┌─ Data extract

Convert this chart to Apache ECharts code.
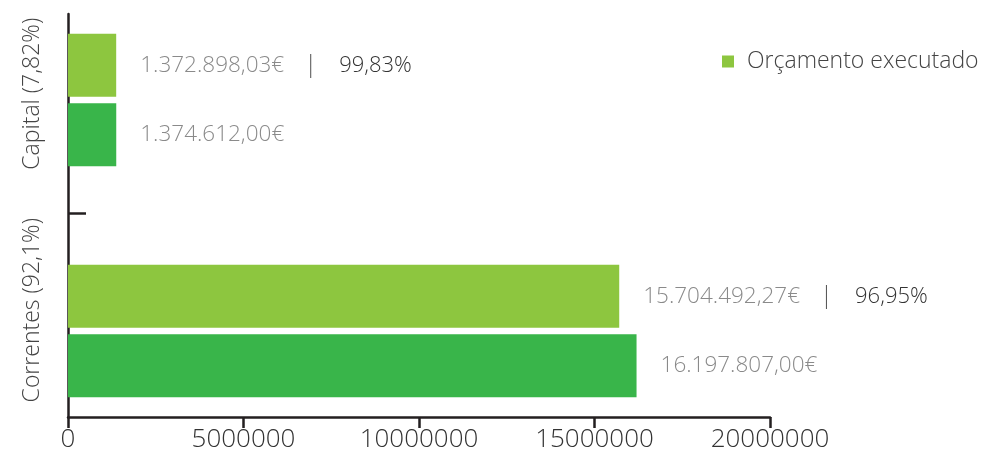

└─
┌─ Data extract

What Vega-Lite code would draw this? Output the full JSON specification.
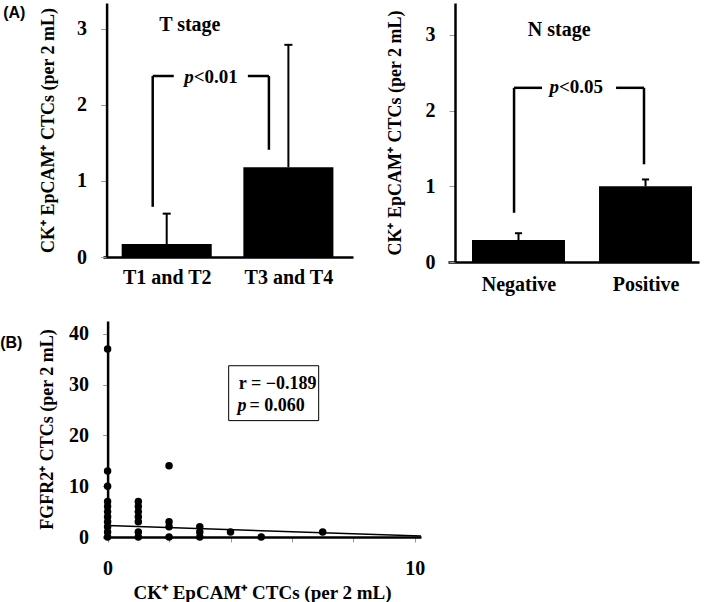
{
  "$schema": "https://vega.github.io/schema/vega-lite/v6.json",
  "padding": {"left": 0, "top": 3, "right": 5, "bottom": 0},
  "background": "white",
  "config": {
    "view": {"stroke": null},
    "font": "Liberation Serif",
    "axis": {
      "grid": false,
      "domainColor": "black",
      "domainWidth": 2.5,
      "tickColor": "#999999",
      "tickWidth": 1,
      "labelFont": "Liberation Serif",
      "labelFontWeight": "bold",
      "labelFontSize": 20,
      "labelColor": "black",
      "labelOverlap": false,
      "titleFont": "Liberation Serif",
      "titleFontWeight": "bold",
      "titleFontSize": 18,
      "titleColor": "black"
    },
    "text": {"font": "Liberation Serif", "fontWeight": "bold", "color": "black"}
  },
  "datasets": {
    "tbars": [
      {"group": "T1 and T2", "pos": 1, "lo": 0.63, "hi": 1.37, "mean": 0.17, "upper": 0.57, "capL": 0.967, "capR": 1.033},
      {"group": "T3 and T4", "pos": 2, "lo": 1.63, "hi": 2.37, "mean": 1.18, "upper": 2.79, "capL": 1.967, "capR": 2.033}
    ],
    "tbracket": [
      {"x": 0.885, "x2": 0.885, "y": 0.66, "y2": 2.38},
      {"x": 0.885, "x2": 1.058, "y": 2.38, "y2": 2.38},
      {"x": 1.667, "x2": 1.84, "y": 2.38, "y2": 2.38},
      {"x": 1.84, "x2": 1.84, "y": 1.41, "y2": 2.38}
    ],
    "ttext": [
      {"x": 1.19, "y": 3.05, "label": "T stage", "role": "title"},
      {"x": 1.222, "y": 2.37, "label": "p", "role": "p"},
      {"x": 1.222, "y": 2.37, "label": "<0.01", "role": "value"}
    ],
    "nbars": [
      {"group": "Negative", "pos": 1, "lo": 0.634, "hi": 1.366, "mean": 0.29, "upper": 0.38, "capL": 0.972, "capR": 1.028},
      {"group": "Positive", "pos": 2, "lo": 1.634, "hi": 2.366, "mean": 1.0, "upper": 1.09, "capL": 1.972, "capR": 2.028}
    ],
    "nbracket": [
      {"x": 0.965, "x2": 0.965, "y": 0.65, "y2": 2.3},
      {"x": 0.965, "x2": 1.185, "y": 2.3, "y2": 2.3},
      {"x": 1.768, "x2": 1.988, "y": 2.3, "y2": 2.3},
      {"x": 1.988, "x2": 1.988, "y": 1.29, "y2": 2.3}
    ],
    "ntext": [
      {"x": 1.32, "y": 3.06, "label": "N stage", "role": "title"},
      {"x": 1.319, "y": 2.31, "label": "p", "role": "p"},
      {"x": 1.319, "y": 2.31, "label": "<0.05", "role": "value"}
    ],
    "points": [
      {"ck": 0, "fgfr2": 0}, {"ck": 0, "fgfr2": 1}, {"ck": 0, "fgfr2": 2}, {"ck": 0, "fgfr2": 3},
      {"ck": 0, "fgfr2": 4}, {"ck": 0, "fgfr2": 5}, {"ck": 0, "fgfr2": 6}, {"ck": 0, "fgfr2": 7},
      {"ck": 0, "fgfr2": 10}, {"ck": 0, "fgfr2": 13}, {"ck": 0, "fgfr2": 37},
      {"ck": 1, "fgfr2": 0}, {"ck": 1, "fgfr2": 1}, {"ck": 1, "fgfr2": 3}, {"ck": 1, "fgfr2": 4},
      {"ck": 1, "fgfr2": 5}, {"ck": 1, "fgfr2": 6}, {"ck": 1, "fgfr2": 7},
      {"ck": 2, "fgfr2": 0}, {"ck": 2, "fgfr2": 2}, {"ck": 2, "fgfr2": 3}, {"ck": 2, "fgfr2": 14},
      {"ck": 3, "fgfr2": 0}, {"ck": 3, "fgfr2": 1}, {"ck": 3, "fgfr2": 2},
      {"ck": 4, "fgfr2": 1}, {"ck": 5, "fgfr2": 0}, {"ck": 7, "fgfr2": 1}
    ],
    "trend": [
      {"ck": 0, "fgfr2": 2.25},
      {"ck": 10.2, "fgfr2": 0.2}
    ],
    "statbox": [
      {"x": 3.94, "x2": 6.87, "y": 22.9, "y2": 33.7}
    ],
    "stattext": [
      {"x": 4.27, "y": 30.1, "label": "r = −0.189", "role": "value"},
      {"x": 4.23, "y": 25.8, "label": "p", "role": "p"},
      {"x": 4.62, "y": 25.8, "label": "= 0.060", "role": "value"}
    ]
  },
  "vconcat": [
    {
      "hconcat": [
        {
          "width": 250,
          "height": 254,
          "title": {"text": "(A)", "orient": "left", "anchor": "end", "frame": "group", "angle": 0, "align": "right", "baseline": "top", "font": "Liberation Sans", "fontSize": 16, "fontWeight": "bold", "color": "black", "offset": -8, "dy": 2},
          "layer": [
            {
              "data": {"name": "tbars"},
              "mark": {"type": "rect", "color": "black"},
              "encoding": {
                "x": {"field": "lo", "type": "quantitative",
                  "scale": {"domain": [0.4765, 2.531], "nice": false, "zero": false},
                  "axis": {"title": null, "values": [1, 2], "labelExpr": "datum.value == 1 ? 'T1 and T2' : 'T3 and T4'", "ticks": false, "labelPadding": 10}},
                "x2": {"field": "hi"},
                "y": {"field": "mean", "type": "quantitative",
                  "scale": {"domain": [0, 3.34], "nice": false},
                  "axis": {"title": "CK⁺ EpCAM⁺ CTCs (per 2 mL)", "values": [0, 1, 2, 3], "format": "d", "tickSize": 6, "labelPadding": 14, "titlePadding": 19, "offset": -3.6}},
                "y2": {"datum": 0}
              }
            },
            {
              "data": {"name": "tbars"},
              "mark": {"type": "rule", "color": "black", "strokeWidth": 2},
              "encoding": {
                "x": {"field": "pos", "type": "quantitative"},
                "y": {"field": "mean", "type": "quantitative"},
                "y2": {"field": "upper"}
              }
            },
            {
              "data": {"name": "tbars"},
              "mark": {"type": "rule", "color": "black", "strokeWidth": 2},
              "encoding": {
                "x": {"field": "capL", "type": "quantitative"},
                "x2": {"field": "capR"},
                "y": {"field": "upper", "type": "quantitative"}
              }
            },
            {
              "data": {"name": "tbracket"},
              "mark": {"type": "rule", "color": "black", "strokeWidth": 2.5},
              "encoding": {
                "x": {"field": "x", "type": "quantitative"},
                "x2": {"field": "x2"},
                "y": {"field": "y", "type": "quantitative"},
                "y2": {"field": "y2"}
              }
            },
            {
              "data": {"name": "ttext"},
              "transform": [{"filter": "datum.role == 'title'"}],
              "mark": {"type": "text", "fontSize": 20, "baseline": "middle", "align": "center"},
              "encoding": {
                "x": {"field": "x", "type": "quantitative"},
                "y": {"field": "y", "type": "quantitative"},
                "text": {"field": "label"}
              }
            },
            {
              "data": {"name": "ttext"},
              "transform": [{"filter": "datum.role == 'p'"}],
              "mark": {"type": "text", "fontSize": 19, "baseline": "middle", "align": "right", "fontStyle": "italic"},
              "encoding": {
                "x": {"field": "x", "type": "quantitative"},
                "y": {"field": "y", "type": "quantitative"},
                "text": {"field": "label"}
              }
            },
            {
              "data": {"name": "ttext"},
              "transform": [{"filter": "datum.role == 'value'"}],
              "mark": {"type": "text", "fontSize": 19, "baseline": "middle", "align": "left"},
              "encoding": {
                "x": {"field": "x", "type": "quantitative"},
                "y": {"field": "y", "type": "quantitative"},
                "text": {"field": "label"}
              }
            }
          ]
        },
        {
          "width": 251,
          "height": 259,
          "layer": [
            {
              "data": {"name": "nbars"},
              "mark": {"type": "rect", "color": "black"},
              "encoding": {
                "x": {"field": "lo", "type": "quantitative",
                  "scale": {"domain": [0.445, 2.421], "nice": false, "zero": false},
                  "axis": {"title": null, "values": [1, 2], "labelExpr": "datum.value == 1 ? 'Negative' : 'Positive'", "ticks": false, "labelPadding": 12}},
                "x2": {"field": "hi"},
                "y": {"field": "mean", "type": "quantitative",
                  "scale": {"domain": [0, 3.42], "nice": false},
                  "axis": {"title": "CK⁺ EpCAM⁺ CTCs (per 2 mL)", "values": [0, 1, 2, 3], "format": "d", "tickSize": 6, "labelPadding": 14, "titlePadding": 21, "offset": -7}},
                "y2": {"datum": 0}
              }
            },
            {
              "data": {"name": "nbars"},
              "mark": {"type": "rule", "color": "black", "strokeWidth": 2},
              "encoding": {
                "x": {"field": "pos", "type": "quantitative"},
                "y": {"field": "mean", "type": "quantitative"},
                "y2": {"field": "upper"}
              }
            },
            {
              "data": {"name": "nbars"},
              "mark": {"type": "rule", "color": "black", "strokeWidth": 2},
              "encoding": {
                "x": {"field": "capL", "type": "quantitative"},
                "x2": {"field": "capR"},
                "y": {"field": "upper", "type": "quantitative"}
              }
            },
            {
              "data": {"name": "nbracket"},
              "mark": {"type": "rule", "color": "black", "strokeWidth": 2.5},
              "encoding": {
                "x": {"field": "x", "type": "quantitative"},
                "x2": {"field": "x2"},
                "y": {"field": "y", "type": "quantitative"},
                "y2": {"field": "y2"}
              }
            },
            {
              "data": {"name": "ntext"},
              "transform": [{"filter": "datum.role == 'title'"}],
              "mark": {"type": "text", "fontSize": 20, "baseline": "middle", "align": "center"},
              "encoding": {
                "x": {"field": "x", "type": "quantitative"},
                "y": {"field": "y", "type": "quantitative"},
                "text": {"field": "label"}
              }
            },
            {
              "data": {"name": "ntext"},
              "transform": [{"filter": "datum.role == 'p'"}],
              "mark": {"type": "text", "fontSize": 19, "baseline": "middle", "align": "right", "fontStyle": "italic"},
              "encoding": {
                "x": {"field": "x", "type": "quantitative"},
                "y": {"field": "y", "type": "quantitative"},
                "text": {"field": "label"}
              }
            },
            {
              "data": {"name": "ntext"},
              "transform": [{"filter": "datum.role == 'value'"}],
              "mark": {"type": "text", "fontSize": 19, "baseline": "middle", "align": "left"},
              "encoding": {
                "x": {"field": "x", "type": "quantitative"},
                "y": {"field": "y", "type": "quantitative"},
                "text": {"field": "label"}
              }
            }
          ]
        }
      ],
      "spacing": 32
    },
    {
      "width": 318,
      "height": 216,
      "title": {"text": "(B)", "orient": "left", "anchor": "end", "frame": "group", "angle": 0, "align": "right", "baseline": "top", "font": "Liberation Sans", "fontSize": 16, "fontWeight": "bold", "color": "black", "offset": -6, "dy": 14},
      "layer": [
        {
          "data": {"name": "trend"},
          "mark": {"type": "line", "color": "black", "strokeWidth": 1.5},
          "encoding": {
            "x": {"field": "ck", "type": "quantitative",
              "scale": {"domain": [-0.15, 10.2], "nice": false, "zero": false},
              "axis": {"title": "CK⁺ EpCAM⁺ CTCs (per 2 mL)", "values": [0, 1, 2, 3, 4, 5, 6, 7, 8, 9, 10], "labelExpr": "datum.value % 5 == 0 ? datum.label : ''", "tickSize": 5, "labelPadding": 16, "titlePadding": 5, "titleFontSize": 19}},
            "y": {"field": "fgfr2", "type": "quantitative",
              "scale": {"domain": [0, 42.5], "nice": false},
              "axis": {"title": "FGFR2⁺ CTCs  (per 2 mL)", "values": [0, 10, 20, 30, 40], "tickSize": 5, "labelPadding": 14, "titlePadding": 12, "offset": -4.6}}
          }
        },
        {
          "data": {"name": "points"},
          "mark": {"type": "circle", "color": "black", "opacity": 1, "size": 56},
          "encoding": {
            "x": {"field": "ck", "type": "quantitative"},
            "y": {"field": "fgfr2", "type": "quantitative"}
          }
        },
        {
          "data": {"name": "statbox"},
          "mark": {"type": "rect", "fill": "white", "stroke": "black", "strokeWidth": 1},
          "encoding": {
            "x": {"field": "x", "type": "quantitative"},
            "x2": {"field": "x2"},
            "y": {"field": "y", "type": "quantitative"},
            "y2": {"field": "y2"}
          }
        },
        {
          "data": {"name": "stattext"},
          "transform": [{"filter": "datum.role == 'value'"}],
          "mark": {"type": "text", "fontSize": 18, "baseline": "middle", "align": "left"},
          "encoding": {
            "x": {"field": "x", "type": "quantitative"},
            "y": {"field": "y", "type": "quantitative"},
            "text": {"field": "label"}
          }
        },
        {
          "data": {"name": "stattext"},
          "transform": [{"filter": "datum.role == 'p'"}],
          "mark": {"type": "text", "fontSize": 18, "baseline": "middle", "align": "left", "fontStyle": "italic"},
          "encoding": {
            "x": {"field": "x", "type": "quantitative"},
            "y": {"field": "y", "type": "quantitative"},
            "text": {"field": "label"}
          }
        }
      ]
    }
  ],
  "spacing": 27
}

└─

Show the lines that mention the word "this".

Convert this chart to Apache ECharts code.
What Vega-Lite code would draw this? Output the full JSON specification.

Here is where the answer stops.